Recommends instructions to Raglan to invest Sebastopol.
It seems to me that, on sending to Raglan a copy of this letter to Canrobert, we should say that he should enter into cordial concert and dispassionate consultation with Canrobert on the subject of this plan, and that our wish is that whatever may seem on full consideration to be best should be undertaken. That we are of opinion with the Emperor that Sebastopol cannot be taken until it is fully invested; and that it cannot be fully invested unless the Russian covering army is driven away from its present position, from which it communicates with the town.
Operations therewith connected.
That for this purpose it seems advisable to divide the aggregate forces into three armies, as proposed by the Emperor, of which one should maintain the siege, while another moves forward to complete the investment, the third making a diversion, which would be a feint to draw off the Russians from their position near the town, or a real attack on their rear, according to circumstances, and especially according to the relative forces of the army making the diversion and the Russian force by which it might be opposed. The main question on which the Generals would have to deliberate would be the direction in which, and the point from which, this diversion should be made.
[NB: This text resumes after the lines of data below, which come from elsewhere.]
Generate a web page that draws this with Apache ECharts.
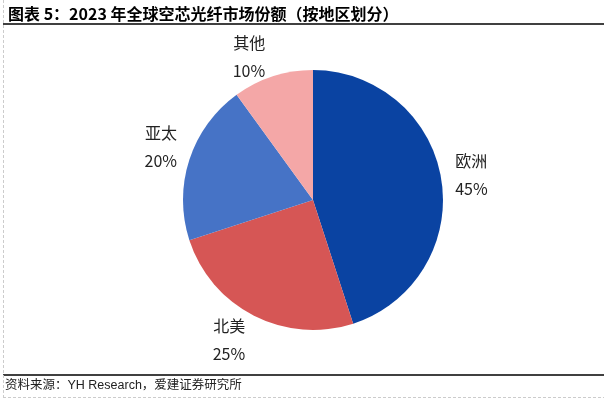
<!DOCTYPE html>
<html>
<head>
<meta charset="utf-8">
<script src="https://cdn.jsdelivr.net/npm/echarts@6/dist/echarts.min.js"></script>
<style>
  html, body { margin: 0; padding: 0; background: #fff; }
  #chart { width: 604px; height: 399px; }
</style>
</head>
<body>
<div id="chart"></div>
<script>
// 地区与份额 (%)
const regions = ['欧洲', '北美', '亚太', '其他'];
const shares = [45, 25, 20, 10];
const colors = ['#0A43A2', '#D65655', '#4673C6', '#F4A7A7'];

// 标签微调 (px)，对应 regions 顺序
const labelShift = [[-6, -2], [3, 11], [7, -8], [2, -5]];

const chart = echarts.init(document.getElementById('chart'));

const option = {
  animation: false,
  title: {
    text: '图表 5：2023 年全球空芯光纤市场份额（按地区划分）',
    left: 3,
    top: 1,
    textStyle: {
      fontFamily: 'Noto Sans CJK SC',
      fontSize: 16,
      fontWeight: 'bold',
      color: '#000'
    }
  },
  graphic: [
    { type: 'line', shape: { x1: 3, y1: 24, x2: 604, y2: 24 }, style: { stroke: '#000', lineWidth: 1.5 } },
    { type: 'line', shape: { x1: 3, y1: 375, x2: 604, y2: 375 }, style: { stroke: '#000', lineWidth: 1.5 } },
    { type: 'line', shape: { x1: 3.5, y1: 0, x2: 3.5, y2: 399 }, style: { stroke: '#ccc', lineWidth: 1, lineDash: [3, 2] } },
    { type: 'line', shape: { x1: 3, y1: 397.5, x2: 604, y2: 397.5 }, style: { stroke: '#ccc', lineWidth: 1, lineDash: [3, 2] } },
    {
      type: 'text', left: 5, top: 379,
      style: { text: '资料来源：YH Research，爱建证券研究所', font: '12.5px "Liberation Sans", "Noto Sans CJK SC"', fill: '#222' }
    }
  ],
  series: [
    {
      type: 'pie',
      center: [313, 200],
      radius: 130,
      startAngle: 90,
      clockwise: true,
      data: regions.map((name, i) => ({
        name: name,
        value: shares[i],
        itemStyle: { color: colors[i] }
      })),
      label: {
        show: true,
        position: 'outside',
        formatter: '{b}\n{c}%',
        fontFamily: 'Noto Sans CJK SC',
        fontSize: 16,
        lineHeight: 28,
        color: '#222'
      },
      labelLine: { show: false, length: 15, length2: 0 },
      labelLayout: function (params) {
        const s = labelShift[params.dataIndex] || [0, 0];
        return { dx: s[0], dy: s[1] };
      },
      emphasis: { disabled: true }
    }
  ]
};

chart.setOption(option);
</script>
</body>
</html>
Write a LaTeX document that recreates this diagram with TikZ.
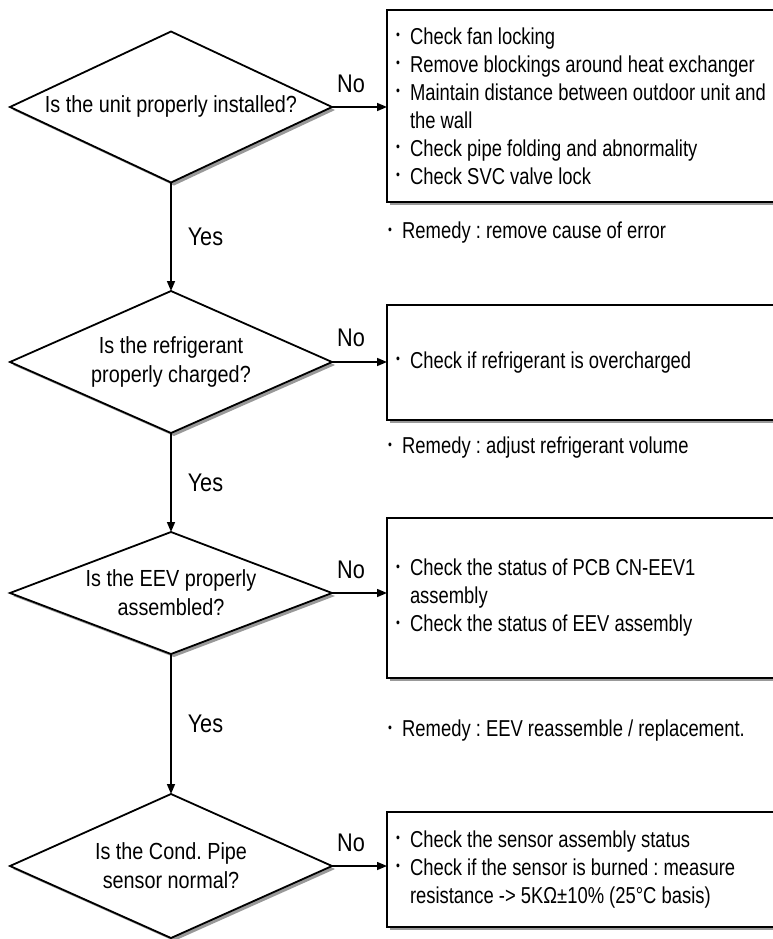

Another opinion is that Eupatoria would be the best basis of operations for the Army of Diversion, and that from thence it should march to Simpheropol, or take in the rear the Russian force to the north of Sebastopol, and that, advancing along the line of the coast, it should keep up its communications with a squadron of the Allies which should accompany its march. To this plan the Emperor states objections. These objections will, of course, be well weighed by the Generals. A third plan is that this third Army of operations should not be embarked and transported anywhere by sea, but should march away from the present centre of operations at Kamiesh and Balaclava, and get to Bakshiserai by a road leading to the eastward of Mackenzie’s Farm. H.M.’s Government must leave it to the Generals on the spot to determine which of these three plans affords the best prospects of success and is the most easily executed, taking into consideration the means which may exist of transporting by sea the force necessary to be so conveyed if either of the first two plans were to be adopted, and the means which either of the three would afford the Army of Diversion of making a safe retreat in the event of its being obliged to retire before a numerically superior force. Whichever plan, however, is adopted, it ought to be put into execution as soon as the whole of the reinforcements arrive and the troops intended for the two Armies of operation are ready to take the field.
Such an instruction might be shown to the Emperor.